Wisła Płock - Śląsk Wrocław (rys historyczny)

2008-10-30 16:55:54
Historia pojedynków Śląska Wrocław z Wisłą Płock jest krótka, ale wszystkie mecze były wyrównane. W lidze jeszcze żadnej z drużyn nie udało się wygrać wyżej niż różnicą jednej bramki. Pierwszy raz oba kluby zmierzyły się jesienią 1981 r. w 1/16 finału Pucharu Polski. Śląsk wygrał w Płocku 2:0, by w kolejnej rundzie odpaść z Widzewem Łódź. Łodzianie okazali się także lepsi od podopiecznych trenera Jana Calińskiego w lidze wyprzedzając ich w ostatniej kolejce przy dużej pomocy Wisły Kraków. Biała Gwiazda zwyciężając sensacyjnie na stadionie przy ul. Oporowskiej odebrała WKS-owi tytuł mistrzowski.
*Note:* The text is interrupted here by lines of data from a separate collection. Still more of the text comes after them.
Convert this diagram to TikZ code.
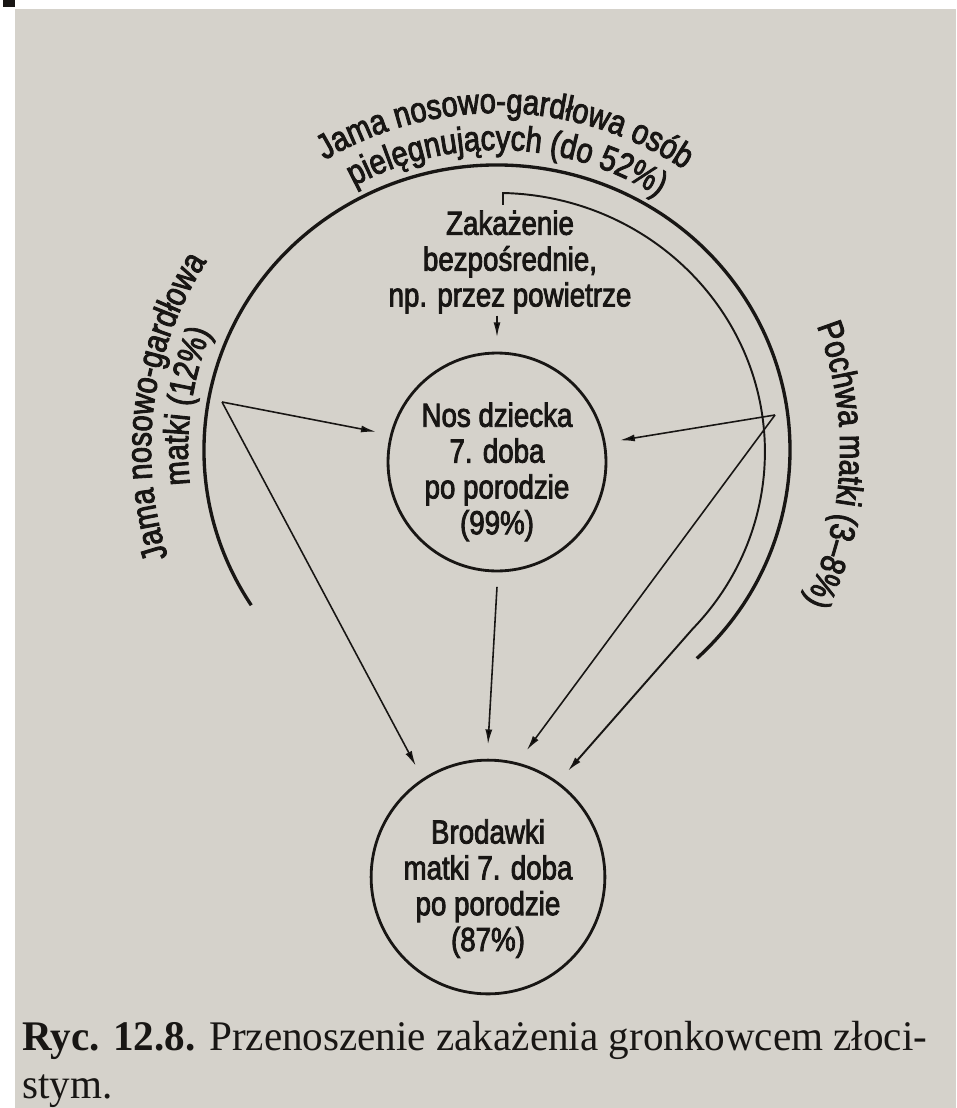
\documentclass[tikz,border=0pt]{standalone}
\usepackage{fontspec}
\setmainfont{Liberation Serif}[FakeStretch=0.975]
\newfontfamily\labfont[FakeStretch=0.83, RawFeature={embolden=2.5}]{Liberation Sans}
\usetikzlibrary{arrows.meta}
\usetikzlibrary{decorations.text}
\definecolor{paper}{RGB}{213,210,203}
\definecolor{ink}{RGB}{24,22,20}
\newcommand{\lab}{\labfont\fontsize{19}{20.4}\selectfont}
\newcommand{\labarc}{\labfont\fontsize{20}{22}\selectfont}

\tikzset{
  spot/.style={circle, draw=ink, line width=1.6pt, minimum size=4.2cm, inner sep=0pt, outer sep=9pt, align=center, font=\lab, text=ink},
  arr/.style={draw=ink, line width=0.9pt, -{Latex[length=8.5pt,width=4pt]}},
  bigarc/.style={draw=ink, line width=1.9pt},
  curved/.style={decorate, decoration={text along path, text align=center, text color=ink, text={#1}}},
  capt/.style={anchor=base west, inner sep=0pt, text=ink, font=\fontsize{24}{27}\selectfont}
}

\begin{document}
\begin{tikzpicture}[x=0.02cm, y=0.02cm]

\fill[white] (0,0) rectangle (956,-1108);
\fill[paper] (15,-9) rectangle (956,-1108);
\fill[ink] (3,0) rectangle (15,-7);
\useasboundingbox (0,0) rectangle (956,-1108);

\coordinate (ctr) at (497,-450);
\coordinate (lv) at (222,-402);
\coordinate (rv) at (775,-415);
\coordinate (tick) at (503,-205);

\node[spot] (nos) at (497,-462) {\rule{0pt}{25pt}Nos dziecka\\7. doba\\po porodzie\\(99\%)};
\node[spot, minimum size=4.16cm] (brod) at (488,-877) {\rule{0pt}{27pt}Brodawki\\matki 7. doba\\po porodzie\\(87\%)};
\node[align=center, font=\lab, text=ink, inner sep=1pt] (zak) at (510,-262) {Zakażenie\\bezpośrednie,\\np. przez powietrze};

\draw[bigarc] ([shift={(213:293 and 285)}]ctr) arc[start angle=213, end angle=-47, x radius=293, y radius=285];

\path[curved={|\labarc|Jama nosowo-gardłowa osób}] ([shift={(150:337)}]ctr) arc[start angle=150, end angle=27, radius=337];
\path[curved={|\labarc|pielęgnujących (do 52{\%})}] ([shift={(148:300)}]ctr) arc[start angle=148, end angle=28, radius=300];
\path[curved={|\labarc|Jama nosowo-gardłowa}] ([shift={(232:346)}]ctr) arc[start angle=232, end angle=113, radius=346];
\path[curved={|\labarc|matki (12{\%})}] ([shift={(232:309)}]ctr) arc[start angle=232, end angle=112, radius=309];
\path[curved={|\labarc|Pochwa matki (3–8{\%})}] ([shift={(57:343)}]ctr) arc[start angle=57, end angle=-62, radius=343];

\draw[arr] (nos.north |- zak.south) -- (nos.north);
\draw[arr] (nos.south) -- (brod.north);
\draw[arr] (lv) -- (nos.166);
\draw[arr] (lv) -- (brod.123);
\draw[arr] (rv) -- (nos.10);
\draw[arr] (rv) -- (brod.73);

\draw[arr, line width=1.1pt] (tick) -- ++(0,12) arc[start angle=88.7, end angle=-43, x radius=268, y radius=259] -- (brod.53);

\node[capt] (cap) at (22,-1050) {\textbf{Ryc. 12.8.} Przenoszenie zakażenia gronkowcem złoci-};
\node[capt] (cap2) at (22,-1098) {stym.};

\end{tikzpicture}
\end{document}
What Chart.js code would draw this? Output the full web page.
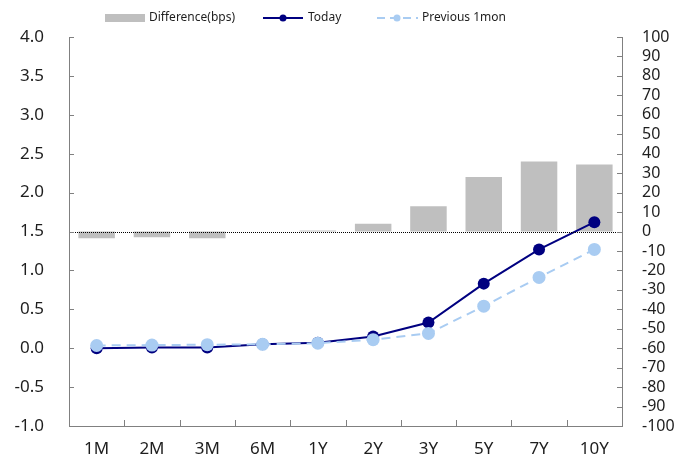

W 1993 r. Śląsk po 20 latach nieprzerwanej gry w ekstraklasie doznał goryczy spadku. Rok później w najwyższej klasie rozgrywkowej zadebiutowała Petrochemia Płock. Zespół ze starej stolicy Mazowsza zmienił bowiem nazwę po zainwestowaniu w niego koncernu naftowego, jednej z najbogatszych firm w Polsce. Mimo to przygoda z pierwszą ligą trwała zaledwie rok. Następny awans w 1997 r. również zakończył się natychmiastową degradacją. Dopiero za trzecim podejściem udało się płocczanom uratować. I właśnie w sezonie 2000/01 po raz pierwszy spotkały się w spotkaniu ligowym Śląsk i Orlen, bo tak zwali się wówczas Nafciarze. Jesienią w Płocku wygrali gospodarze 2:1 po golach Pawła Bociana i Marka Saganowskiego. Honorowe trafienie dla wrocławian uzyskał z rzutu karnego Marcin Janus. W rewanżu przegrywający mecz za meczem goście niespodziewanie odnieśli zwycięstwo 1:0 we Wrocławiu, ale i tak ponownie spadli z ligi. Wrocławianie opuścili szeregi ekstraklasy rok później i na następny pojedynek obu klubów trzeba było poczekać do czwartej degradacji z pierwszej ligi Wisły Płock. Nastąpiło to rok temu. W obecnym sezonie zarówno Śląsk, jak i płocczanie walczą o powrót do grona najlepszych ekip w kraju. Z tego powodu ich jesienna konfrontacja była szlagierem kolejki. Wrocławianie wygrali 2:1 w dramatycznych okolicznościach. Po słabej pierwszej połowie szczęśliwie przegrywali tylko 0:1, ale potrafili odwrócić wynik w ciągu kilku minut po zmianie stron. Strzelec zwycięskiej, jak się okazało, bramki Benjamin Imeh został jednocześnie ukarany drugą żółtą kartką i przez końcowe pół godziny Wiślacy starali się wykorzystać przewagę liczebną nieustannie atakując. Środowy mecz będzie dopiero 5. spotkaniem obu jedenastek. W historii oba kluby też wielokrotnie walczyły w ekstraklasie piłki ręcznej. Najbardziej w pamięci utkwiła z pewnością finałowa rywalizacja w 1997 r., kiedy to Śląsk zdobył swój 15. tytuł mistrzowski po wygraniu 3:2 właśnie z Petrochemią.